In one instance last year, the buyer and seller of a flood-damaged property could not agree on what to do. So they took the matter to court. Queensland's Court of Appeal in the recent case of Dunworth v Mirvac ultimatelyruled that a woman buying a $2.155 million river-front apartment in Mirvac Queensland Pty. Ltd's up-market Tennyson Reach development had validly terminated her 2007 off-the-plan contract because of significant damages caused to the apartment by the January 2011 flooding. Despite quite technical legal arguments raised by the seller/developer's Queen's Counsel and Senior Counsel during two hearings the appeal court finally found for the buyer. Even before the flooding took place, every apartment in Mirvac's complex of high-rise buildings had dropped drastically in value from the 2007 off-the-plan sale prices. Needless to say values on most, if not all, flood-affected Queensland properties have dropped even further since the floods. Sales of such properties have, of course, been very few and far between.

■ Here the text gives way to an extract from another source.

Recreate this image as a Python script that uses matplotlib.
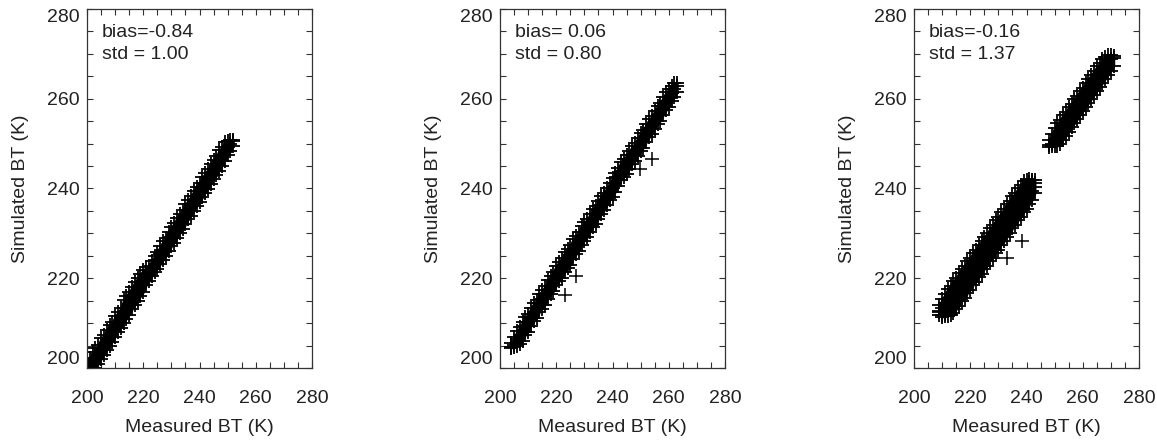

After Mrs Dunworth had earlier attempted to escape her now over-priced purchase contract on the basis of alleged false, misleading and deceptive representations by Mirvac particularly regarding the apartment's elevation, Mirvac obtained a Supreme Court order obliging Mrs Dunworth to settle the contract (and pay some $500,000 interest) by 8th February, 2011. Less than a month before that date, along with thousands of other Brisbane and Ipswich properties on or near the river, the Brisbane River flooded this ground-floor apartment (as it had similarly in 1974 inundated the land on which Mirvac built more than 30 years later).

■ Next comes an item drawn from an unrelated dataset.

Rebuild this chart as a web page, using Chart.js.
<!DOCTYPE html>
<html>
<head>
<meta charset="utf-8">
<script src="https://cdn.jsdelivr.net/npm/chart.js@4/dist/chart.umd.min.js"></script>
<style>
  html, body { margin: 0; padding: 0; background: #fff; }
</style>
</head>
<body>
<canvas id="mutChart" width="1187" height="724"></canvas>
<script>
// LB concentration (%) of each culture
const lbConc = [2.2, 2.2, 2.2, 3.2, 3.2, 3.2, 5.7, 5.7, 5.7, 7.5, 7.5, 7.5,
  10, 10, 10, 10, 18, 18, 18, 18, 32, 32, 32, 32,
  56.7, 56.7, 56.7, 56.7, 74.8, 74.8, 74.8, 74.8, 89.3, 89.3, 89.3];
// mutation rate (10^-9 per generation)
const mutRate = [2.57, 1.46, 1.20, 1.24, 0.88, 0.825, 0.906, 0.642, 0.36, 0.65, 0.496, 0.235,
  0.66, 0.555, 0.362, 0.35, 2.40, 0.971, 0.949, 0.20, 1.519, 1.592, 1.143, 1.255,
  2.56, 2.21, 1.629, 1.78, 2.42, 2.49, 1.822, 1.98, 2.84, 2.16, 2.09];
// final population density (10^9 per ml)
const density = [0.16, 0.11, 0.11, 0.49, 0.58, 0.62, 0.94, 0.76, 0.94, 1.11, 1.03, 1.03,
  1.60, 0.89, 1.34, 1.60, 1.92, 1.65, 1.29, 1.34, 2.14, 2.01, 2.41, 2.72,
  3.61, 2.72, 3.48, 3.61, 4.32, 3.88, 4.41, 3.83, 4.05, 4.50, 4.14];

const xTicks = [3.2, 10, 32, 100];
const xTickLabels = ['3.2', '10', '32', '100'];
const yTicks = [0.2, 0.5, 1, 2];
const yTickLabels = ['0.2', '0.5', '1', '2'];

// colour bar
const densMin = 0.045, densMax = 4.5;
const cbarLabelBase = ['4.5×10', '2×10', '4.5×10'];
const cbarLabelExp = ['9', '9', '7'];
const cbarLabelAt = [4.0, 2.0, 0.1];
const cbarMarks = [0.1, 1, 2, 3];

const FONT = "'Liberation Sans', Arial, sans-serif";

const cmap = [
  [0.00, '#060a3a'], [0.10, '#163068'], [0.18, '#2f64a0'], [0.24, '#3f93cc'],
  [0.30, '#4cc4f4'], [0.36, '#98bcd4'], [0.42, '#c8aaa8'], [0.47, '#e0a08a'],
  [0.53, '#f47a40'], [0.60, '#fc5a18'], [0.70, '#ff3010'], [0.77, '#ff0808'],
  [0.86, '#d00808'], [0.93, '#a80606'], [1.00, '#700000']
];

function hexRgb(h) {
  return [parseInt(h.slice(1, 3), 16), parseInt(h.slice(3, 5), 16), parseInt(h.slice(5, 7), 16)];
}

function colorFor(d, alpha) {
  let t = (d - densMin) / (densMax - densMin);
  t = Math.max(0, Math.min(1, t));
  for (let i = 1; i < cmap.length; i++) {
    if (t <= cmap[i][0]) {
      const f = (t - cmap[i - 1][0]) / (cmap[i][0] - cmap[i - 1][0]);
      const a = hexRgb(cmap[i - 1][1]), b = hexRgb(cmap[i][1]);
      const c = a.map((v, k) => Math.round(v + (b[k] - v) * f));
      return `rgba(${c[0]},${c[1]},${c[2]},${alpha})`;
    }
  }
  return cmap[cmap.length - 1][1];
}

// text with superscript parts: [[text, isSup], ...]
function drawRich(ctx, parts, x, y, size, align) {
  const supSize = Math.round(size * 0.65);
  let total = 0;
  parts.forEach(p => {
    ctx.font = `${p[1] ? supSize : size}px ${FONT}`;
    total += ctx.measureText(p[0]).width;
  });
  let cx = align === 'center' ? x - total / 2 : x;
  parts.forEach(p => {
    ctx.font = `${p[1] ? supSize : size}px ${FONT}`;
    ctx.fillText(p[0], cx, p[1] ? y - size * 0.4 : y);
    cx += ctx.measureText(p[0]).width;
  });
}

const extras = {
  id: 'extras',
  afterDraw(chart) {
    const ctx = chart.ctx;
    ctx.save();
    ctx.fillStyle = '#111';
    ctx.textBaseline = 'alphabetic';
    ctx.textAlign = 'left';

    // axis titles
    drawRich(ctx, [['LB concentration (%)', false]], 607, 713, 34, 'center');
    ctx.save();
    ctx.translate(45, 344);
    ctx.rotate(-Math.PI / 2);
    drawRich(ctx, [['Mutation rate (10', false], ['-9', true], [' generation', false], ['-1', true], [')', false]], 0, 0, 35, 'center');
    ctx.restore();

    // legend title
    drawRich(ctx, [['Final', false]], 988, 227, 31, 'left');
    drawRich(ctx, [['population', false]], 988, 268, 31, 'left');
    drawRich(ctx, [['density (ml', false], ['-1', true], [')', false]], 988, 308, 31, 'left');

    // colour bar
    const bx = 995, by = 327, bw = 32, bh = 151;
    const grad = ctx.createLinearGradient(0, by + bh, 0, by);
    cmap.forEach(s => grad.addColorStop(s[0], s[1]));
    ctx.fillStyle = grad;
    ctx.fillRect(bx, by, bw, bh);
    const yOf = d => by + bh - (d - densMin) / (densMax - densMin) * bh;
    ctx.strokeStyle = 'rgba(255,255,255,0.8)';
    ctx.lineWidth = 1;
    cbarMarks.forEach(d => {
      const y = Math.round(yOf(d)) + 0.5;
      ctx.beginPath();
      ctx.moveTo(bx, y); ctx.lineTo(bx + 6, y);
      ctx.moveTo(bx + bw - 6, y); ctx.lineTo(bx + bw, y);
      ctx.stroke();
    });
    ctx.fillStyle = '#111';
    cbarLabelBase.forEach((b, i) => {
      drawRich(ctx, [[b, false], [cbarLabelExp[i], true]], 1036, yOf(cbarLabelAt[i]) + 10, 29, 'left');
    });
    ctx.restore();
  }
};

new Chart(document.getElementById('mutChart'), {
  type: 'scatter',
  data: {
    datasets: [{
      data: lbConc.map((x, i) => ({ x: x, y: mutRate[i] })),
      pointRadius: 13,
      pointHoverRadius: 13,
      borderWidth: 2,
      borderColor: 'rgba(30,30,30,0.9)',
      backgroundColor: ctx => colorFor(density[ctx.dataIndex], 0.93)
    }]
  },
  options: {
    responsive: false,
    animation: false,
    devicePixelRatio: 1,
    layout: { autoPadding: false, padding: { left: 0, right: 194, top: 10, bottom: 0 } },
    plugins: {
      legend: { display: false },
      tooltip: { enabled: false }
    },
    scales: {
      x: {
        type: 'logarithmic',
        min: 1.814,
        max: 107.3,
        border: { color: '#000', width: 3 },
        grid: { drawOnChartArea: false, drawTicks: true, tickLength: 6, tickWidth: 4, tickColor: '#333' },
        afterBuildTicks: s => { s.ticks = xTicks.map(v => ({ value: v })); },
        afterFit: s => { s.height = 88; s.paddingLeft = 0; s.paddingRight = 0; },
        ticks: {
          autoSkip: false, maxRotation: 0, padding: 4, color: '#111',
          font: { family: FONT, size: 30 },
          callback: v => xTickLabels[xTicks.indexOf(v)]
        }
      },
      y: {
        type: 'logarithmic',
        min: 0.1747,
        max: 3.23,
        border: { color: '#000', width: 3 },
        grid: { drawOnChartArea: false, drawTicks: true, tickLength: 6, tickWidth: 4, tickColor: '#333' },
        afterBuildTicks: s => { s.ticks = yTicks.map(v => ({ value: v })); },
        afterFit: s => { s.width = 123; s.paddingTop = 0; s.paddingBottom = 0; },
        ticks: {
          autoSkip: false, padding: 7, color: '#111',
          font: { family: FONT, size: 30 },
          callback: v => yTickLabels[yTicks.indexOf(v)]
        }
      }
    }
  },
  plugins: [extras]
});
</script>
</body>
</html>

Although Mirvac generously offered on 24th January 2011 to restore the extensively damaged and apparently uninhabitable apartment to original condition at its own cost over a period of four months (and waive its right to default interest), Mrs Dunworth rejected this offer. Instead, she promptly purported to rescind the contract in reliance on Section 64 of Queensland's Property Law Act 1974. This Section permits such a buyer's action where, before the "date of completion" of a residential contract, the property is so damaged as to be "unfit for occupation". (Similar provisions exist in the Residential Tenancies and Rooming Accommodation Act 2008 whereby both landlord and tenant have the right to terminate the tenancy.)

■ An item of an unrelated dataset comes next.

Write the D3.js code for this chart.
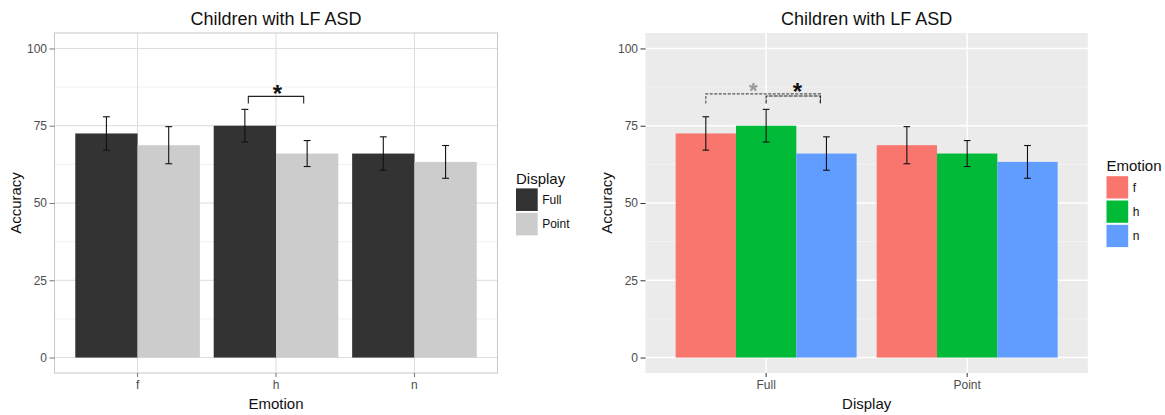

Because her contract was still subject to the earlier specific performance order Mrs. Dunworth applied to the Supreme Court firstly for a declaration she had validly cancelled the contract, and secondly for a dissolution of the extant order. Mirvac in turn applied for that earlier order to be varied by replacing 8th February 2011 with 8th June 2011, and thus secure sufficient time for the apartment to be cleaned and restored. In court Mirvac's lawyers pointed to the shortness of time available to respond to Mrs Dunworth's application and the absence of a full report on the extent of damage. Whether the property was rendered unfit for occupation by the time the notice of rescission was given, whether the damage was able to be rectified and how long restoration would take were all matters which would require evidence. These were, in the primary judge's opinion, matters "strongly arguably relevant to the assessment of unfitness".
The judge decided that Mirvac ought to be given the opportunity to lead evidence on these matters at trial, and found there were legal questions and related factual questions about the application of Section 64, including the date at which unfitness must be established, the meaning of unfitness and the relevance, if any, of the damage being capable of repair. "In my view," the judge said, "there are matters which should go to trial".
Accordingly the judge ordered the settlement variation sought by Mirvac to 8th June 2011 without prejudice to Mrs Dunworth's right to maintain that she had validly terminated under Section 64. The proceedings were to be placed on a court list for a later trial.
Mrs Dunworth promptly took her case to the Court of Appeal.
On appeal Mirvac conceded that the apartment had been unfit for occupation at the time of rescission. Hence the only major legal question to be answered was whether Section 64's "dateof completion" could include a "date for completion" ordered by a court against a defaulting buyer. Section 64 applied in either case, the court held. No ruling was given otherwise on the interpretation of this Section, although the court noted that it "gives no right to a vendor to maintain the contract in order to attempt to repair the damage". The possibility of restoration does not preclude rescission, the court explained, "where the premise of the provision has been met."
While Mrs Dunworth was at last off the contractual hook, their Honours hinted (with hindsight) how developer Mirvac could have fared better: Mirvac might have initially terminated for breach of contract when its buyer did not settle on time after the apartment was completed. In pursuing a legal enforcement of the contract Mirvac had clearly not taken into account the risk of a major flood, the likelihood of resulting damage and a consequent Section 64 rescission.
(It has been subsequently reported in The Courier Mail that Mirvac's Tennyson Reach development will not be completed. Rather, Brisbane City Council will buy the remaining area of undeveloped land for parkland with Mirvac providing appropriate facilities in stages.)